__WHAT YOU SHOULD DO__
Copy out every line exactly, passing over the pictures.

__DATASET CONTENT__
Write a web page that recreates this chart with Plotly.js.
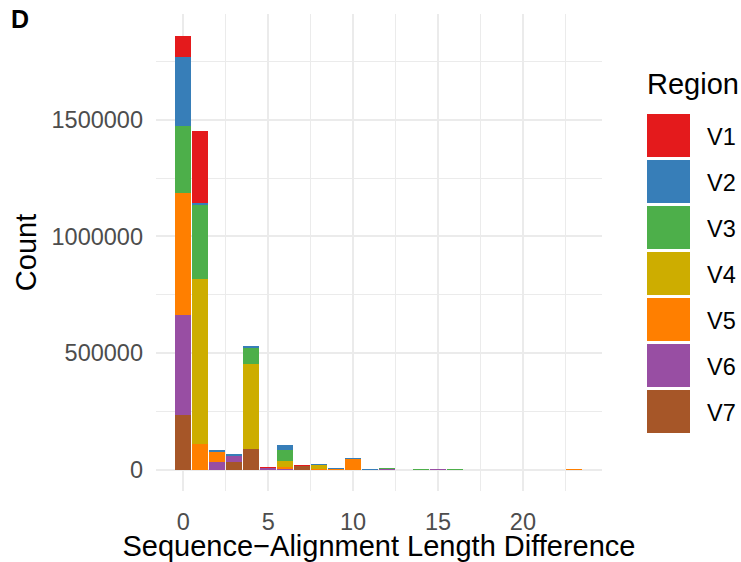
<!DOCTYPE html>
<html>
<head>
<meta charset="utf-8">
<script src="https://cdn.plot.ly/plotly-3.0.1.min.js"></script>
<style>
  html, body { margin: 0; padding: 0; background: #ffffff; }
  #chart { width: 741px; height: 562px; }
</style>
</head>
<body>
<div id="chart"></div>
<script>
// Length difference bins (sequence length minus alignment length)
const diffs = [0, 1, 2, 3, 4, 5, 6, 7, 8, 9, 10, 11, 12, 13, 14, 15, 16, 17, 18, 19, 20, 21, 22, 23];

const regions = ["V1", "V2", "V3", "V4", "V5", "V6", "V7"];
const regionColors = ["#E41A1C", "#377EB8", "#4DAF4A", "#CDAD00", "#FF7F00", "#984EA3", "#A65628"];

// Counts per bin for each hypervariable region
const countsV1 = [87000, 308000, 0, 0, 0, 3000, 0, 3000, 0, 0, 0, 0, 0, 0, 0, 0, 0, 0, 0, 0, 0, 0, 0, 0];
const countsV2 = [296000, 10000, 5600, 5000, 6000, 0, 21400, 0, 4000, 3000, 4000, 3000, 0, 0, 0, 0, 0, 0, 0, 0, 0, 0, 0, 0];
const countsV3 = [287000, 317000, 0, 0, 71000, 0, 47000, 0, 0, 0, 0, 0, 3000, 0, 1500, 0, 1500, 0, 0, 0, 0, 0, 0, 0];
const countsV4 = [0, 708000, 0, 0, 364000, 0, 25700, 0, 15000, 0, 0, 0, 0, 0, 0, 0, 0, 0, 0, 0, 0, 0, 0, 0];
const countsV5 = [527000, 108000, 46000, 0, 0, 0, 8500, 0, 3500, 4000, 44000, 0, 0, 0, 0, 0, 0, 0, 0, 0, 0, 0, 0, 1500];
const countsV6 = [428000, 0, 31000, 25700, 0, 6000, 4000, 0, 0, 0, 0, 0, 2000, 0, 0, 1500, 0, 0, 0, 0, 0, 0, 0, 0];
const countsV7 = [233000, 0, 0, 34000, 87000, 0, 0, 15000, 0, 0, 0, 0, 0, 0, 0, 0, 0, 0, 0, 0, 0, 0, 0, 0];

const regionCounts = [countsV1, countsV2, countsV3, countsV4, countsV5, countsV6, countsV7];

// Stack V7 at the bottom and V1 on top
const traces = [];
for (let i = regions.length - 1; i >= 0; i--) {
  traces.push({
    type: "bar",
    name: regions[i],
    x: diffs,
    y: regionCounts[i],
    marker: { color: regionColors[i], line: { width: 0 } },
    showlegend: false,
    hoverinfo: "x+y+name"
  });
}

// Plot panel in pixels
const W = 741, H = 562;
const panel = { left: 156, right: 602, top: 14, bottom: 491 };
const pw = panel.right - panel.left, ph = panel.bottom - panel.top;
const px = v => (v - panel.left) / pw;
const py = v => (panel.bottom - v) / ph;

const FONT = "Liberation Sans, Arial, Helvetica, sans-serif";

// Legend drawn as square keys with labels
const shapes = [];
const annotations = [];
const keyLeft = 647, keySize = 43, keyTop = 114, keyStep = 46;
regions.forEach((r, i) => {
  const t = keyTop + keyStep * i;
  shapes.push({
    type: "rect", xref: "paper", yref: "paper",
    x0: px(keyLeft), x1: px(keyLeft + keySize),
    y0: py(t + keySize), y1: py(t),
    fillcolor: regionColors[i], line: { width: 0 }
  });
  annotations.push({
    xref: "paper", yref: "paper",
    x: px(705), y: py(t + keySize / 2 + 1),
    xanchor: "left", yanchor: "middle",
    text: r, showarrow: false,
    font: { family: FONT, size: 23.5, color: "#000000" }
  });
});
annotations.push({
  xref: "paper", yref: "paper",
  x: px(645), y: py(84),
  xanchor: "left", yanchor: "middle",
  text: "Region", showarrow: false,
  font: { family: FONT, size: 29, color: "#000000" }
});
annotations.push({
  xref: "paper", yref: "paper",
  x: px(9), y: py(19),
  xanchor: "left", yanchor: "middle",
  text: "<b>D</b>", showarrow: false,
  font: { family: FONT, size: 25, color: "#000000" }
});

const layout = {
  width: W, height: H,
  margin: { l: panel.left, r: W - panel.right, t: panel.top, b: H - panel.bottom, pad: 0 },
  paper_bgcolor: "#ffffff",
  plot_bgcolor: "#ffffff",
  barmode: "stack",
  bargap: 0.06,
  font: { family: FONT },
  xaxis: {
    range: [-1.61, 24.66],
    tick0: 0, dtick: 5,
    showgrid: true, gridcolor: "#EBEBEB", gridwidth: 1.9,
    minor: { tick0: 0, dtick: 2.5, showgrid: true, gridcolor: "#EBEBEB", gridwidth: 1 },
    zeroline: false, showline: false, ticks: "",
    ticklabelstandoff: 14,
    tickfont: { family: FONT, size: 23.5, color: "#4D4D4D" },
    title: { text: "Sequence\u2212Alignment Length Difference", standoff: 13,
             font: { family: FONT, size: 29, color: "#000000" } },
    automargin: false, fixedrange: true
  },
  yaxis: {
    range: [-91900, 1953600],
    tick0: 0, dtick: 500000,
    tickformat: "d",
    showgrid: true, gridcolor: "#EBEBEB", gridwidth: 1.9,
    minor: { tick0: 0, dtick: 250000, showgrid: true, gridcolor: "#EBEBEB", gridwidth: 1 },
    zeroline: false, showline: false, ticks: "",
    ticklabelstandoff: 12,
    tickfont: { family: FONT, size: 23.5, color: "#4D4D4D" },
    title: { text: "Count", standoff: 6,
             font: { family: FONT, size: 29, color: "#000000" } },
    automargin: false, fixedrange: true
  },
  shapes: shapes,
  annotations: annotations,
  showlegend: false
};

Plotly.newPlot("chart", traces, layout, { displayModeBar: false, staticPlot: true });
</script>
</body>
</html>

__CORRECT ANSWER__
Write a web page that recreates this chart with Plotly.js.
<!DOCTYPE html>
<html>
<head>
<meta charset="utf-8">
<script src="https://cdn.plot.ly/plotly-3.0.1.min.js"></script>
<style>
  html, body { margin: 0; padding: 0; background: #ffffff; }
  #chart { width: 741px; height: 562px; }
</style>
</head>
<body>
<div id="chart"></div>
<script>
// Length difference bins (sequence length minus alignment length)
const diffs = [0, 1, 2, 3, 4, 5, 6, 7, 8, 9, 10, 11, 12, 13, 14, 15, 16, 17, 18, 19, 20, 21, 22, 23];

const regions = ["V1", "V2", "V3", "V4", "V5", "V6", "V7"];
const regionColors = ["#E41A1C", "#377EB8", "#4DAF4A", "#CDAD00", "#FF7F00", "#984EA3", "#A65628"];

// Counts per bin for each hypervariable region
const countsV1 = [87000, 308000, 0, 0, 0, 3000, 0, 3000, 0, 0, 0, 0, 0, 0, 0, 0, 0, 0, 0, 0, 0, 0, 0, 0];
const countsV2 = [296000, 10000, 5600, 5000, 6000, 0, 21400, 0, 4000, 3000, 4000, 3000, 0, 0, 0, 0, 0, 0, 0, 0, 0, 0, 0, 0];
const countsV3 = [287000, 317000, 0, 0, 71000, 0, 47000, 0, 0, 0, 0, 0, 3000, 0, 1500, 0, 1500, 0, 0, 0, 0, 0, 0, 0];
const countsV4 = [0, 708000, 0, 0, 364000, 0, 25700, 0, 15000, 0, 0, 0, 0, 0, 0, 0, 0, 0, 0, 0, 0, 0, 0, 0];
const countsV5 = [527000, 108000, 46000, 0, 0, 0, 8500, 0, 3500, 4000, 44000, 0, 0, 0, 0, 0, 0, 0, 0, 0, 0, 0, 0, 1500];
const countsV6 = [428000, 0, 31000, 25700, 0, 6000, 4000, 0, 0, 0, 0, 0, 2000, 0, 0, 1500, 0, 0, 0, 0, 0, 0, 0, 0];
const countsV7 = [233000, 0, 0, 34000, 87000, 0, 0, 15000, 0, 0, 0, 0, 0, 0, 0, 0, 0, 0, 0, 0, 0, 0, 0, 0];

const regionCounts = [countsV1, countsV2, countsV3, countsV4, countsV5, countsV6, countsV7];

// Stack V7 at the bottom and V1 on top
const traces = [];
for (let i = regions.length - 1; i >= 0; i--) {
  traces.push({
    type: "bar",
    name: regions[i],
    x: diffs,
    y: regionCounts[i],
    marker: { color: regionColors[i], line: { width: 0 } },
    showlegend: false,
    hoverinfo: "x+y+name"
  });
}

// Plot panel in pixels
const W = 741, H = 562;
const panel = { left: 156, right: 602, top: 14, bottom: 491 };
const pw = panel.right - panel.left, ph = panel.bottom - panel.top;
const px = v => (v - panel.left) / pw;
const py = v => (panel.bottom - v) / ph;

const FONT = "Liberation Sans, Arial, Helvetica, sans-serif";

// Legend drawn as square keys with labels
const shapes = [];
const annotations = [];
const keyLeft = 647, keySize = 43, keyTop = 114, keyStep = 46;
regions.forEach((r, i) => {
  const t = keyTop + keyStep * i;
  shapes.push({
    type: "rect", xref: "paper", yref: "paper",
    x0: px(keyLeft), x1: px(keyLeft + keySize),
    y0: py(t + keySize), y1: py(t),
    fillcolor: regionColors[i], line: { width: 0 }
  });
  annotations.push({
    xref: "paper", yref: "paper",
    x: px(705), y: py(t + keySize / 2 + 1),
    xanchor: "left", yanchor: "middle",
    text: r, showarrow: false,
    font: { family: FONT, size: 23.5, color: "#000000" }
  });
});
annotations.push({
  xref: "paper", yref: "paper",
  x: px(645), y: py(84),
  xanchor: "left", yanchor: "middle",
  text: "Region", showarrow: false,
  font: { family: FONT, size: 29, color: "#000000" }
});
annotations.push({
  xref: "paper", yref: "paper",
  x: px(9), y: py(19),
  xanchor: "left", yanchor: "middle",
  text: "<b>D</b>", showarrow: false,
  font: { family: FONT, size: 25, color: "#000000" }
});

const layout = {
  width: W, height: H,
  margin: { l: panel.left, r: W - panel.right, t: panel.top, b: H - panel.bottom, pad: 0 },
  paper_bgcolor: "#ffffff",
  plot_bgcolor: "#ffffff",
  barmode: "stack",
  bargap: 0.06,
  font: { family: FONT },
  xaxis: {
    range: [-1.61, 24.66],
    tick0: 0, dtick: 5,
    showgrid: true, gridcolor: "#EBEBEB", gridwidth: 1.9,
    minor: { tick0: 0, dtick: 2.5, showgrid: true, gridcolor: "#EBEBEB", gridwidth: 1 },
    zeroline: false, showline: false, ticks: "",
    ticklabelstandoff: 14,
    tickfont: { family: FONT, size: 23.5, color: "#4D4D4D" },
    title: { text: "Sequence\u2212Alignment Length Difference", standoff: 13,
             font: { family: FONT, size: 29, color: "#000000" } },
    automargin: false, fixedrange: true
  },
  yaxis: {
    range: [-91900, 1953600],
    tick0: 0, dtick: 500000,
    tickformat: "d",
    showgrid: true, gridcolor: "#EBEBEB", gridwidth: 1.9,
    minor: { tick0: 0, dtick: 250000, showgrid: true, gridcolor: "#EBEBEB", gridwidth: 1 },
    zeroline: false, showline: false, ticks: "",
    ticklabelstandoff: 12,
    tickfont: { family: FONT, size: 23.5, color: "#4D4D4D" },
    title: { text: "Count", standoff: 6,
             font: { family: FONT, size: 29, color: "#000000" } },
    automargin: false, fixedrange: true
  },
  shapes: shapes,
  annotations: annotations,
  showlegend: false
};

Plotly.newPlot("chart", traces, layout, { displayModeBar: false, staticPlot: true });
</script>
</body>
</html>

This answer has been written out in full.